Yoksulluk Fobisi
“Tanrı kimseyi açlık ve yoksullukla terbiye etmesin” der rahibe Theresa. Oysa insanlar yoksulluktan korktukları kadar hiç bir şeyden korkmuyorlar. Yoksullar da yoksulluktan korkuyor.
Kadınları yoksulluktan korkuttukları için varlıklı birini seçmeye zorluyorlar ve şiddet görmelerine rağmen yoksulluk fobisi onların eşlerinden ayrılmaya cesaret edemeyişlerini sağlıyor. Zincirlerinden başka kaybedecek bir şeyleri olmayanlar belirsiz bir şeylerden korkmaktalar. Sevmediği eşlerine alıştığı konforu kaybetmemek adına katlanan ve susan adamlar gördüm. Onurunu konforla değiştirip başkalarına agresifleşen kimseler korkudan bu hale geliyorlar.

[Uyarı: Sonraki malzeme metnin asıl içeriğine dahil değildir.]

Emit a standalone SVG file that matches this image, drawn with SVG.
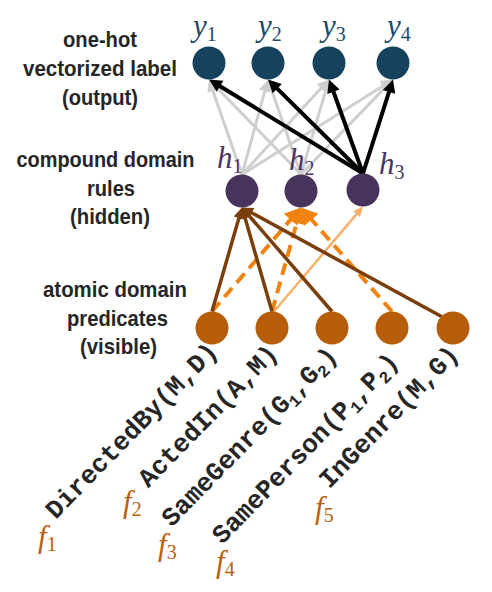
<svg xmlns="http://www.w3.org/2000/svg" width="492" height="592" viewBox="0 0 492 592">
<style>
.lbl{font-family:"Liberation Sans",Arial,sans-serif;font-weight:bold;font-size:22.5px;fill:#262626;text-anchor:middle}
.mono{font-family:"Liberation Mono","Courier New",monospace;font-weight:bold;font-size:26px;fill:#262626}
.monosub{font-size:17px}
.math{font-family:"Liberation Serif","Times New Roman",serif;font-style:italic;font-size:31px}
.msub{font-style:normal;font-size:20px}
.ycol{fill:#1b4a6b}
.hcol{fill:#4b3461}
.fcol{fill:#b8600c}
.ynode{fill:#16425e}
.hnode{fill:#47335b}
.fnode{fill:#b55d08}
.gray{stroke:#cfcfcf;stroke-width:3;fill:none;marker-end:url(#mGray)}
.black{stroke:#000;stroke-width:4;fill:none;marker-end:url(#mBlack)}
.brown{stroke:#7a3e0a;stroke-width:3.5;fill:none;marker-end:url(#mBrown)}
.dash{stroke:#f0820f;stroke-width:4;fill:none;stroke-dasharray:12 7;marker-end:url(#mOrange)}
.light{stroke:#fbb06b;stroke-width:2.5;fill:none;marker-end:url(#mLight)}
</style>
<defs>
<marker id="mGray" markerUnits="userSpaceOnUse" markerWidth="14" markerHeight="14" refX="1" refY="6" orient="auto" overflow="visible"><path d="M0,0 L12,6 L0,12 z" fill="#cfcfcf"/></marker>
<marker id="mBlack" markerUnits="userSpaceOnUse" markerWidth="15" markerHeight="15" refX="1" refY="6.5" orient="auto" overflow="visible"><path d="M0,0 L13,6.5 L0,13 z" fill="#000"/></marker>
<marker id="mBrown" markerUnits="userSpaceOnUse" markerWidth="13" markerHeight="13" refX="1" refY="5.5" orient="auto" overflow="visible"><path d="M0,0 L11,5.5 L0,11 z" fill="#7a3e0a"/></marker>
<marker id="mOrange" markerUnits="userSpaceOnUse" markerWidth="20" markerHeight="20" refX="1" refY="9" orient="auto" overflow="visible"><path d="M0,0 L16,9 L0,18 z" fill="#f0820f"/></marker>
<marker id="mLight" markerUnits="userSpaceOnUse" markerWidth="12" markerHeight="12" refX="1" refY="4.5" orient="auto" overflow="visible"><path d="M0,0 L10,4.5 L0,9 z" fill="#fbb06b"/></marker>
</defs>

<g id="layer-labels">
<text class="lbl" x="100" y="47" textLength="74" lengthAdjust="spacingAndGlyphs">one-hot</text>
<text class="lbl" x="100" y="76" textLength="154" lengthAdjust="spacingAndGlyphs">vectorized label</text>
<text class="lbl" x="100" y="105" textLength="76" lengthAdjust="spacingAndGlyphs">(output)</text>
<text class="lbl" x="105.5" y="167" textLength="178" lengthAdjust="spacingAndGlyphs">compound domain</text>
<text class="lbl" x="111" y="196" textLength="48" lengthAdjust="spacingAndGlyphs">rules</text>
<text class="lbl" x="110" y="224" textLength="80" lengthAdjust="spacingAndGlyphs">(hidden)</text>
<text class="lbl" x="115" y="297" textLength="144" lengthAdjust="spacingAndGlyphs">atomic domain</text>
<text class="lbl" x="117.5" y="326" textLength="101" lengthAdjust="spacingAndGlyphs">predicates</text>
<text class="lbl" x="118.5" y="354" textLength="77" lengthAdjust="spacingAndGlyphs">(visible)</text>
</g>

<g id="connectors">
<line class="gray" x1="242" y1="174.5" x2="212.6" y2="89.9"/>
<line class="gray" x1="242" y1="174.5" x2="265.1" y2="90.1"/>
<line class="gray" x1="242" y1="174.5" x2="321.6" y2="87.6"/>
<line class="gray" x1="242" y1="174.5" x2="383.7" y2="85.4"/>
<line class="gray" x1="301" y1="174.5" x2="216.7" y2="87.4"/>
<line class="gray" x1="301" y1="174.5" x2="271.6" y2="89.9"/>
<line class="gray" x1="301" y1="174.5" x2="325.9" y2="90.05"/>
<line class="gray" x1="301" y1="174.5" x2="385.3" y2="87.4"/>
<line class="black" x1="363" y1="173.5" x2="219.2" y2="85.75"/>
<line class="black" x1="363" y1="173.5" x2="276.5" y2="87.9"/>
<line class="black" x1="363" y1="173.5" x2="333.1" y2="90.8"/>
<line class="black" x1="363" y1="173.5" x2="389.35" y2="90.9"/>
<line class="dash" x1="212" y1="311.5" x2="291.25" y2="218.9"/>
<line class="dash" x1="272" y1="311.5" x2="297" y2="221.95"/>
<line class="dash" x1="392" y1="311.5" x2="310.9" y2="218.8"/>
<line class="light" x1="274" y1="311.5" x2="357.2" y2="213.4"/>
<line class="brown" x1="212" y1="311.5" x2="239.2" y2="217.1"/>
<line class="brown" x1="272" y1="311.5" x2="244.8" y2="217.1"/>
<line class="brown" x1="332" y1="311.5" x2="248.5" y2="215.1"/>
<line class="brown" x1="441.5" y1="316.5" x2="250.8" y2="212.3"/>
</g>

<g id="y1"><circle class="ynode" cx="209" cy="63" r="16.5"/><text class="math ycol" x="193" y="36">y<tspan class="msub" dy="5">1</tspan></text></g>
<g id="y2"><circle class="ynode" cx="268" cy="63" r="16.5"/><text class="math ycol" x="258" y="36">y<tspan class="msub" dy="5">2</tspan></text></g>
<g id="y3"><circle class="ynode" cx="329" cy="63" r="16.5"/><text class="math ycol" x="322" y="36">y<tspan class="msub" dy="5">3</tspan></text></g>
<g id="y4"><circle class="ynode" cx="393" cy="63" r="16.5"/><text class="math ycol" x="387" y="36">y<tspan class="msub" dy="5">4</tspan></text></g>

<g id="h1"><circle class="hnode" cx="242" cy="191" r="16.5"/><text class="math hcol" x="217" y="168">h<tspan class="msub" dy="5">1</tspan></text></g>
<g id="h2"><circle class="hnode" cx="301" cy="191" r="16.5"/><text class="math hcol" x="289" y="170">h<tspan class="msub" dy="5">2</tspan></text></g>
<g id="h3"><circle class="hnode" cx="363" cy="190" r="16.5"/><text class="math hcol" x="379" y="174">h<tspan class="msub" dy="5">3</tspan></text></g>

<g id="f1"><circle class="fnode" cx="212" cy="328" r="16.5"/>
<text class="mono" transform="translate(55.7,520) rotate(-45.7)">DirectedBy(M,D)</text>
<text class="math fcol" x="38" y="547">f<tspan class="msub" dy="4">1</tspan></text></g>
<g id="f2"><circle class="fnode" cx="272" cy="328" r="16.5"/>
<text class="mono" transform="translate(148.3,488.5) rotate(-45.7)">ActedIn(A,M)</text>
<text class="math fcol" x="123" y="512">f<tspan class="msub" dy="4">2</tspan></text></g>
<g id="f3"><circle class="fnode" cx="332" cy="328" r="16.5"/>
<text class="mono" transform="translate(171.7,527.7) rotate(-45.7)">SameGenre(G<tspan class="monosub" dy="5">1</tspan><tspan dy="-5">,G</tspan><tspan class="monosub" dy="5">2</tspan><tspan dy="-5">)</tspan></text>
<text class="math fcol" x="158" y="555">f<tspan class="msub" dy="4">3</tspan></text></g>
<g id="f4"><circle class="fnode" cx="392" cy="328" r="16.5"/>
<text class="mono" transform="translate(222.3,545) rotate(-45.7)">SamePerson(P<tspan class="monosub" dy="5">1</tspan><tspan dy="-5">,P</tspan><tspan class="monosub" dy="5">2</tspan><tspan dy="-5">)</tspan></text>
<text class="math fcol" x="216" y="572">f<tspan class="msub" dy="4">4</tspan></text></g>
<g id="f5"><circle class="fnode" cx="453" cy="328" r="16.5"/>
<text class="mono" transform="translate(329.3,489.5) rotate(-45.7)">InGenre(M,G)</text>
<text class="math fcol" x="315" y="518">f<tspan class="msub" dy="4">5</tspan></text></g>
</svg>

Herman Hesse, Siddartha romanında prens Budha’nın her şeyi red ederek yoksulluğu seçtiğini hatta elinde bir kaseyle dilenerek gıda ihtiyacını karşıladığını anlatır. Hint fakirleri sahiden fakir oldukları için değil, dünya nimetlerinden vaz geçmiş bu adamlar, nihilizmin bir yorumunu göstermek için öyle yaşarlar. Anadolu abdalları da yoksul yaşamayı ve dilenmeyi bir felsefe olarak kabul etmişlerdir, Sinoplu Diyojen’den kalan bir miras bu belki de.
Wittgenstein Avrupa’nın en büyük çelik karteline sahip bir ailenin çocuğu olmasına rağmen, akademik çevreyi de bırakır, her şeyi red eder, köy öğretmenliği ve bahçıvanlık gibi işlerde zaman geçirir. Bu onun anlam arayışıdır. Anlamı aramazsak bulamayız, tıpkı Simurg gibi.